EU-Gipfel in Brüssel Der schöne Schein
Der EU-Gipfel in Brüssel war eine nahezu perfekte Inszenierung. Doch das Theater konnte nicht darüber hinwegtäuschen, dass die Union in Kernfragen heillos zerstritten ist. Vor allem das Feilschen um die Brexit-Beute birgt eine enorme Sprengkraft.
Es ist der EU-Gipfel des schönen Scheins: EU-Ratspräsident Donald Tusk zitiert den Träumer John Lennon, imaginiert ein Großbritannien ohne Brexit und schwärmt davon, dass die EU nicht mehr als Problem gilt, sondern als Lösung.
Um die schöne neue Harmonie unter Beweis zu stellen, gibt es keine lange EU-Nacht mit zermürbenden Diskussionen, sondern noch vor Mitternacht einstimmige Entscheidungen im Minutentakt: Verlängerung der Russland-Sanktionen, ein neuer europäischer Verteidigungsfond, ständige EU-Kampftruppen und nicht zuletzt ein einträchtig herbeigeschriebener Kriterienkatalog für die die Vergabe der Brexit-Beute - also die Neuansiedlung der bisher noch in London befindlichen Agenturen für Arzneimittelsicherheit und Bankenaufsicht.
Kleinkariertes Feilschen statt Harmonie
Als Inszenierung war das Brüsseler Harmonietheater perfekt.

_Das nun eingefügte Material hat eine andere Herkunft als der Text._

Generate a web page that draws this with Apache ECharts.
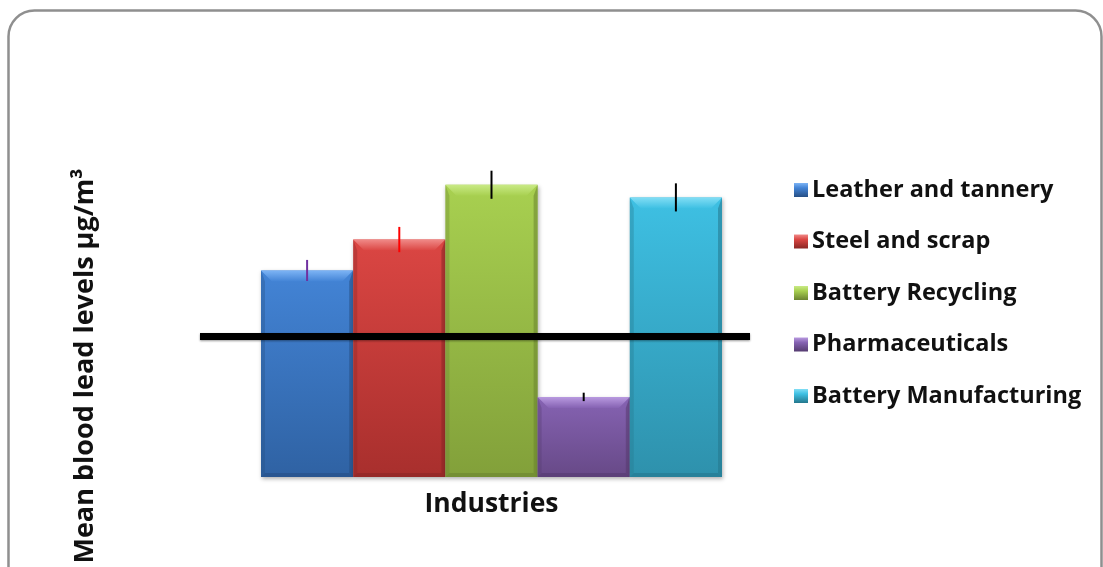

Doch mit der EU-Wirklichkeit hatte dieses Gipfelspektakel nichts zu tun. Auch der französische Präsident Emmanuel Macron kann die de facto heillos zerstrittene EU nicht in einen Club der solidarischen Problemlösung verwandeln. Denn sobald es konkret wird, ist es aus mit dem schönen Schein der neuen EU-Harmonie. Dann dominieren gleich wieder kleinkariertes Feilschen und nationales Schrebergartendenken. Zum Beispiel bei der Frage, wer sie denn nun tatsächlich bekommt, die prestigeträchtigen Agenturen zur Arzneimittelkontrolle und Bankenaufsicht.
Über einen abstrakten Kriterienkatalog kann man sich schnell einigen. Und über ein Punktevergabesystem à la Eurovision Song Contest auch. Doch mit der Harmonie dürfte es spätestens dann vorbei sein, wenn es im Herbst konkret wird. Dann muss die EU sich entscheiden, wo die Bankenaufsicht künftig angesiedelt wird: Frankfurt? Warschau? Wien? Oder vielleicht doch Luxemburg? Um die Arzneimittelagentur kämpfen gar 17 EU-Staaten. Wenn es um das Erbe geht, werden Blutsverwandte zu Todfeinden. Und für eine Wahl-Verwandtschaft wie die EU hat das Brexit-Erbe erst recht beachtliche Sprengkraft.
Macron sorgt für Affront
Wie zerbrechlich diese Wahl-Verwandtschaft namens EU ist, zeigte ausgerechnet ihr Möchtegern-Reformer Macron, als er die osteuropäischen Staaten wegen ihrer angeblichen Supermarktmentalität angriff: Geld aus Brüssel? Ja, bitte. Flüchtlinge aus muslimischen Staaten? Nein, danke. Wütend keiften die Angegriffenen zurück. Der Neuling Macron sei ahnungslos und sein erster Auftritt gleich ein Ausfall. Da wurde sie einen Moment lang sichtbar - die authentische EU: In den Kernfragen heillos zerstritten und ohne ein wirkliches Konzept für die Zukunft. Aber für einen Gipfel des schönen Scheins reicht es noch immer.